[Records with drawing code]
***

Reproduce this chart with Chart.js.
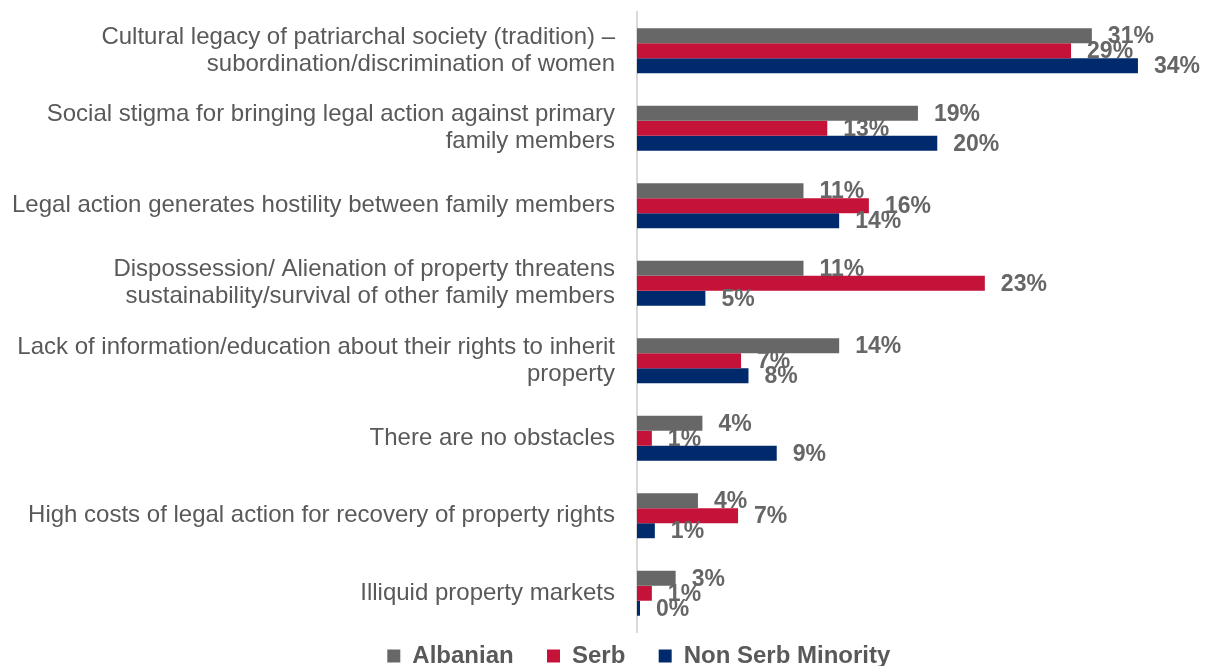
<!DOCTYPE html>
<html>
<head>
<meta charset="utf-8">
<script src="https://cdn.jsdelivr.net/npm/chart.js@4.4.1/dist/chart.umd.min.js"></script>
<style>
  html, body { margin: 0; padding: 0; background: #fff; }
  #wrap { width: 1206px; height: 666px; }
</style>
</head>
<body>
<div id="wrap"><canvas id="chart"></canvas></div>
<script>
let categories = [
    ["Cultural legacy of patriarchal society (tradition) \u2013", "subordination/discrimination of women"],
    ["Social stigma for bringing legal action against primary", "family members"],
    "Legal action generates hostility between family members",
    ["Dispossession/ Alienation of property threatens", "sustainability/survival of other family members"],
    ["Lack of information/education about their rights to inherit", "property"],
    "There are no obstacles",
    "High costs of legal action for recovery of property rights",
    "Illiquid property markets"
];
let seriesNames = ['Albanian', 'Serb', 'Non Serb Minority'];
let albanian = [30.6, 18.9, 11.2, 11.2, 13.6, 4.4, 4.1, 2.6];
let serb = [29.2, 12.8, 15.6, 23.4, 7.0, 1.0, 6.8, 1.0];
let nonSerbMinority = [33.7, 20.2, 13.6, 4.6, 7.5, 9.4, 1.2, 0.2];

const textGray = '#595959';
const labelGray = '#666666';
const fontFamily = '"Liberation Sans", Arial, sans-serif';
const leftPad = 164; // moves the centred legend right; y labels still end at 615

// value labels at the end of each bar
const barLabels = {
    id: 'barLabels',
    afterLayout(chart) {
        // let the long category labels use the padding area instead of being clipped
        chart.scales.y.left = 0;
    },
    afterDatasetsDraw(chart) {
        const ctx = chart.ctx;
        ctx.save();
        ctx.font = 'bold 23px ' + fontFamily;
        ctx.fillStyle = labelGray;
        ctx.textAlign = 'left';
        ctx.textBaseline = 'middle';
        chart.data.datasets.forEach((ds, i) => {
            chart.getDatasetMeta(i).data.forEach((bar, j) => {
                ctx.fillText(Math.round(ds.data[j]) + '%', bar.x + 16, bar.y + 1);
            });
        });
        ctx.restore();
    }
};

// spacing after each legend entry (legend padding is 0 so the row sits low)
const legendGaps = ['     ', '     ', '           '];

const ctx = document.getElementById('chart').getContext('2d');
new Chart(ctx, {
    type: 'bar',
    data: {
        labels: categories,
        datasets: [
            { label: seriesNames[0], data: albanian, backgroundColor: '#676767' },
            { label: seriesNames[1], data: serb, backgroundColor: '#C41239' },
            { label: seriesNames[2], data: nonSerbMinority, backgroundColor: '#002A6C' }
        ]
    },
    options: {
        indexAxis: 'y',
        responsive: true,
        maintainAspectRatio: false,
        animation: false,
        categoryPercentage: 0.58,
        barPercentage: 1.0,
        layout: { padding: { top: 12, right: 19, bottom: -12, left: leftPad } },
        scales: {
            x: {
                min: 0,
                max: 37,
                grid: { display: false },
                border: { display: false },
                ticks: { display: false },
                afterFit: (s) => { s.height = 12; }
            },
            y: {
                grid: { display: false, drawTicks: false },
                border: { display: true, color: '#d9d9d9', width: 2 },
                ticks: {
                    color: textGray,
                    padding: 22,
                    font: { family: fontFamily, size: 24, lineHeight: 1.13 }
                },
                afterFit: (s) => {
                    s.width = 637 - leftPad;
                    s.paddingTop = 0;
                    s.paddingBottom = 0;
                }
            }
        },
        plugins: {
            legend: {
                position: 'bottom',
                labels: {
                    color: textGray,
                    boxWidth: 13,
                    boxHeight: 13,
                    padding: 0,
                    font: { family: fontFamily, size: 24, weight: 'bold' },
                    generateLabels: (chart) => {
                        const items = Chart.defaults.plugins.legend.labels.generateLabels(chart);
                        items.forEach((it, i) => {
                            it.text = it.text + legendGaps[i];
                            it.lineWidth = 0;
                        });
                        return items;
                    }
                }
            },
            tooltip: { enabled: false }
        }
    },
    plugins: [barLabels]
});
</script>
</body>
</html>
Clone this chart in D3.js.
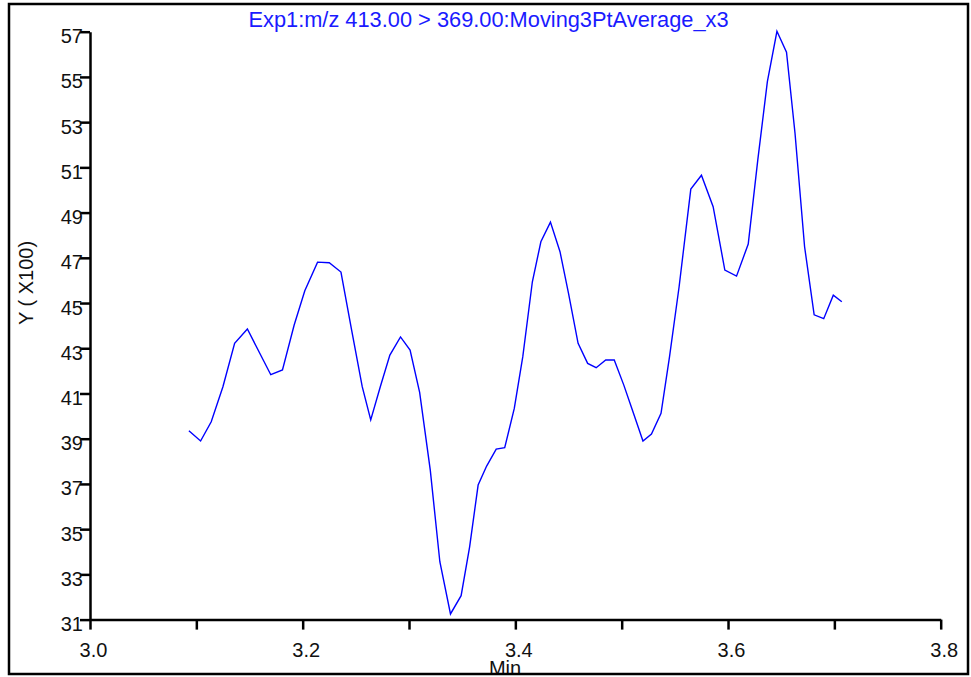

***

Repeat the records above verbatim, with no pictures in the result.

Reproduce this chart with Chart.js.
<!DOCTYPE html>
<html>
<head>
<meta charset="utf-8">
<script src="https://cdn.jsdelivr.net/npm/chart.js@4.4.1/dist/chart.umd.min.js"></script>
<style>
  html, body { margin: 0; padding: 0; background: #fff; }
  #wrap { width: 1206px; height: 666px; }
</style>
</head>
<body>
<div id="wrap"><canvas id="chart"></canvas></div>
<script>
let categories = [
    ["Cultural legacy of patriarchal society (tradition) \u2013", "subordination/discrimination of women"],
    ["Social stigma for bringing legal action against primary", "family members"],
    "Legal action generates hostility between family members",
    ["Dispossession/ Alienation of property threatens", "sustainability/survival of other family members"],
    ["Lack of information/education about their rights to inherit", "property"],
    "There are no obstacles",
    "High costs of legal action for recovery of property rights",
    "Illiquid property markets"
];
let seriesNames = ['Albanian', 'Serb', 'Non Serb Minority'];
let albanian = [30.6, 18.9, 11.2, 11.2, 13.6, 4.4, 4.1, 2.6];
let serb = [29.2, 12.8, 15.6, 23.4, 7.0, 1.0, 6.8, 1.0];
let nonSerbMinority = [33.7, 20.2, 13.6, 4.6, 7.5, 9.4, 1.2, 0.2];

const textGray = '#595959';
const labelGray = '#666666';
const fontFamily = '"Liberation Sans", Arial, sans-serif';
const leftPad = 164; // moves the centred legend right; y labels still end at 615

// value labels at the end of each bar
const barLabels = {
    id: 'barLabels',
    afterLayout(chart) {
        // let the long category labels use the padding area instead of being clipped
        chart.scales.y.left = 0;
    },
    afterDatasetsDraw(chart) {
        const ctx = chart.ctx;
        ctx.save();
        ctx.font = 'bold 23px ' + fontFamily;
        ctx.fillStyle = labelGray;
        ctx.textAlign = 'left';
        ctx.textBaseline = 'middle';
        chart.data.datasets.forEach((ds, i) => {
            chart.getDatasetMeta(i).data.forEach((bar, j) => {
                ctx.fillText(Math.round(ds.data[j]) + '%', bar.x + 16, bar.y + 1);
            });
        });
        ctx.restore();
    }
};

// spacing after each legend entry (legend padding is 0 so the row sits low)
const legendGaps = ['     ', '     ', '           '];

const ctx = document.getElementById('chart').getContext('2d');
new Chart(ctx, {
    type: 'bar',
    data: {
        labels: categories,
        datasets: [
            { label: seriesNames[0], data: albanian, backgroundColor: '#676767' },
            { label: seriesNames[1], data: serb, backgroundColor: '#C41239' },
            { label: seriesNames[2], data: nonSerbMinority, backgroundColor: '#002A6C' }
        ]
    },
    options: {
        indexAxis: 'y',
        responsive: true,
        maintainAspectRatio: false,
        animation: false,
        categoryPercentage: 0.58,
        barPercentage: 1.0,
        layout: { padding: { top: 12, right: 19, bottom: -12, left: leftPad } },
        scales: {
            x: {
                min: 0,
                max: 37,
                grid: { display: false },
                border: { display: false },
                ticks: { display: false },
                afterFit: (s) => { s.height = 12; }
            },
            y: {
                grid: { display: false, drawTicks: false },
                border: { display: true, color: '#d9d9d9', width: 2 },
                ticks: {
                    color: textGray,
                    padding: 22,
                    font: { family: fontFamily, size: 24, lineHeight: 1.13 }
                },
                afterFit: (s) => {
                    s.width = 637 - leftPad;
                    s.paddingTop = 0;
                    s.paddingBottom = 0;
                }
            }
        },
        plugins: {
            legend: {
                position: 'bottom',
                labels: {
                    color: textGray,
                    boxWidth: 13,
                    boxHeight: 13,
                    padding: 0,
                    font: { family: fontFamily, size: 24, weight: 'bold' },
                    generateLabels: (chart) => {
                        const items = Chart.defaults.plugins.legend.labels.generateLabels(chart);
                        items.forEach((it, i) => {
                            it.text = it.text + legendGaps[i];
                            it.lineWidth = 0;
                        });
                        return items;
                    }
                }
            },
            tooltip: { enabled: false }
        }
    },
    plugins: [barLabels]
});
</script>
</body>
</html>
Clone this chart in D3.js.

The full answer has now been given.